No mishaps, no adventures, no excitement save running a steady and strong race to finish in 10:22! This year, the race director decided to measure the course and 50 miles turned to 52.8, which makes my time even better! While I was celebrating not having to run anymore, the co-race director came up with my finisher’s medal and told me I was “the first girl!” I like still being in the “girl” category, and I like being the first one even more!
I’ll spare you the race and trail details and the breakdown of my hydration and nutrition strategy, but things just came together and I’ll have to remember what I did so I can do it again. Yep. You heard me. Again!

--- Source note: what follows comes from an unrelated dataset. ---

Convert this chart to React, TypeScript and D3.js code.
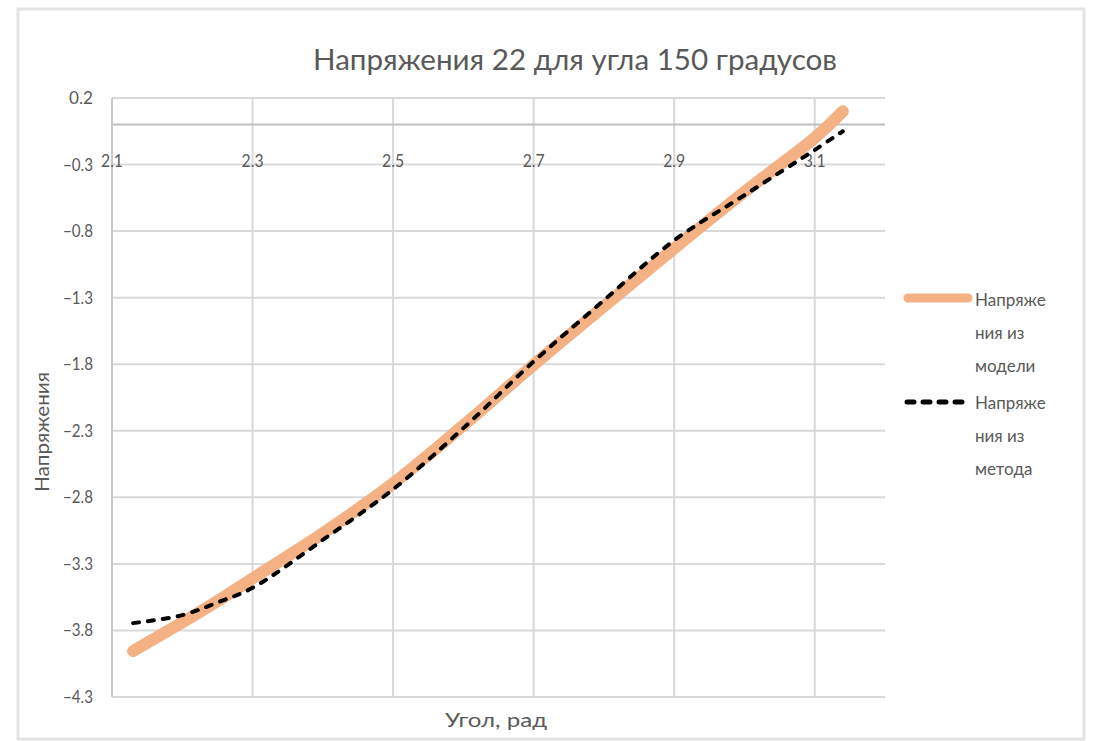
import React from "react";
import * as d3 from "d3";

// Angle (rad) at which both curves are sampled
const angles = [2.13, 2.2, 2.25, 2.3, 2.4, 2.5, 2.6, 2.7, 2.8, 2.9, 3.0, 3.1, 3.14];
// Stresses from the model
const modelStress = [-3.955, -3.74, -3.58, -3.41, -3.07, -2.695, -2.26, -1.805, -1.365, -0.93, -0.505, -0.10, 0.10];
// Stresses from the method
const methodStress = [-3.745, -3.685, -3.59, -3.48, -3.12, -2.74, -2.28, -1.78, -1.32, -0.87, -0.53, -0.19, -0.05];

const xTicks = [2.1, 2.3, 2.5, 2.7, 2.9, 3.1];
const yTicks = [0.2, -0.3, -0.8, -1.3, -1.8, -2.3, -2.8, -3.3, -3.8, -4.3];

const title = "Напряжения 22 для угла 150 градусов";
const xTitle = "Угол, рад";
const yTitle = "Напряжения";
const legendModel = ["Напряже", "ния из", "модели"];
const legendMethod = ["Напряже", "ния из", "метода"];

const W = 1097;
const H = 741;
const FONT = "Lato, 'Open Sans', sans-serif";
const TEXT = "#595959";
const GRID = "#d9d9d9";
const ORANGE = "#f4b183";

export default function App() {
  const x = d3.scaleLinear().domain([2.1, 3.2]).range([112, 885]);
  const y = d3.scaleLinear().domain([0.2, -4.3]).range([98, 697]);

  const model = angles.map((a, i) => [a, modelStress[i]] as [number, number]);
  const method = angles.map((a, i) => [a, methodStress[i]] as [number, number]);
  const line = d3
    .line<[number, number]>()
    .x((d) => x(d[0]))
    .y((d) => y(d[1]))
    .curve(d3.curveCatmullRom.alpha(0.5));

  const fmt = d3.format(".1f");
  const [x0, x1] = x.range();
  const [yTop, yBot] = y.range();

  return (
    <svg
      width={W}
      height={H}
      style={{ position: "fixed", left: 0, top: 0, background: "#fff" }}
      fontFamily={FONT}
    >
      <rect x={0} y={0} width={W} height={H} fill="#fff" />
      {/* chart frame */}
      <rect x={18} y={9} width={1066} height={730} fill="none" stroke="#e3e3e3" strokeWidth={3} />

      {/* title */}
      <text x={575} y={70} textAnchor="middle" fontSize={28} fill={TEXT} textLength={524} lengthAdjust="spacingAndGlyphs">
        {title}
      </text>

      {/* horizontal gridlines */}
      {yTicks.map((t) => (
        <line key={"h" + t} x1={x0} x2={x1} y1={y(t)} y2={y(t)} stroke={GRID} strokeWidth={2} />
      ))}
      {/* vertical gridlines */}
      {xTicks.map((t) => (
        <line key={"v" + t} x1={x(t)} x2={x(t)} y1={yTop} y2={yBot} stroke={GRID} strokeWidth={2} />
      ))}
      {/* axis lines */}
      <line x1={x0} x2={x1} y1={y(0)} y2={y(0)} stroke="#bfbfbf" strokeWidth={2} />
      <line x1={x0} x2={x0} y1={yTop} y2={yBot} stroke="#c8c8c8" strokeWidth={2} />

      {/* y tick labels */}
      {yTicks.map((t) => (
        <text key={"yl" + t} x={93} y={y(t) + 6} textAnchor="end" fontSize={17} fill={TEXT} textLength={fmt(t).length > 3 ? 30 : 24} lengthAdjust="spacingAndGlyphs">
          {fmt(t)}
        </text>
      ))}
      {/* x tick labels, placed under the zero axis */}
      {xTicks.map((t) => (
        <text key={"xl" + t} x={x(t)} y={y(0) + 42} textAnchor="middle" fontSize={18} fill={TEXT} textLength={22} lengthAdjust="spacingAndGlyphs">
          {fmt(t)}
        </text>
      ))}

      {/* axis titles */}
      <text x={496} y={727} textAnchor="middle" fontSize={19} fill={TEXT} textLength={102} lengthAdjust="spacingAndGlyphs">
        {xTitle}
      </text>
      <text
        transform="translate(49,432) rotate(-90)"
        textAnchor="middle"
        fontSize={19}
        fill={TEXT}
        textLength={120}
        lengthAdjust="spacingAndGlyphs"
      >
        {yTitle}
      </text>

      {/* series */}
      <path d={line(model) ?? ""} fill="none" stroke={ORANGE} strokeWidth={12} strokeLinecap="round" strokeLinejoin="round" />
      <path
        d={line(method) ?? ""}
        fill="none"
        stroke="#000"
        strokeWidth={4}
        strokeDasharray="6 9"
        strokeLinecap="round"
      />

      {/* legend */}
      <line x1={908} x2={968} y1={298} y2={298} stroke={ORANGE} strokeWidth={9} strokeLinecap="round" />
      {legendModel.map((s, i) => (
        <text key={"lm" + i} x={975} y={306 + i * 33} fontSize={17} fill={TEXT}>
          {s}
        </text>
      ))}
      <line x1={907} x2={968} y1={402} y2={402} stroke="#000" strokeWidth={5} strokeDasharray="7 9" strokeLinecap="round" />
      {legendMethod.map((s, i) => (
        <text key={"ld" + i} x={975} y={409 + i * 33} fontSize={17} fill={TEXT}>
          {s}
        </text>
      ))}
    </svg>
  );
}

Early on I found a comfortable pace, within range of my goal pace. I didn’t know if I was going to be able to hold it or not, but that is what it is all about – you won’t know what you are capable of unless you try. About mile 42 I hit a mental wall. Knees aching, ankle throbbing, knowing that I had more than 10 miles to go rather than only 8. At the aid station I popped some ibuprofen, sucked down some Coke and reached even deeper inside. I just needed to dig deeper, to push my boundaries beyond what I’ve known to do and be more.
Although I ran this race by myself, I carried with me all the people who were lifting up thoughts and prayers for me and I sent them right back up. I also thought of my buddies who were running other races that day, including a 100 miler! All of us need to inspire one another. This human race we are in requires us to support one another so we all finish well!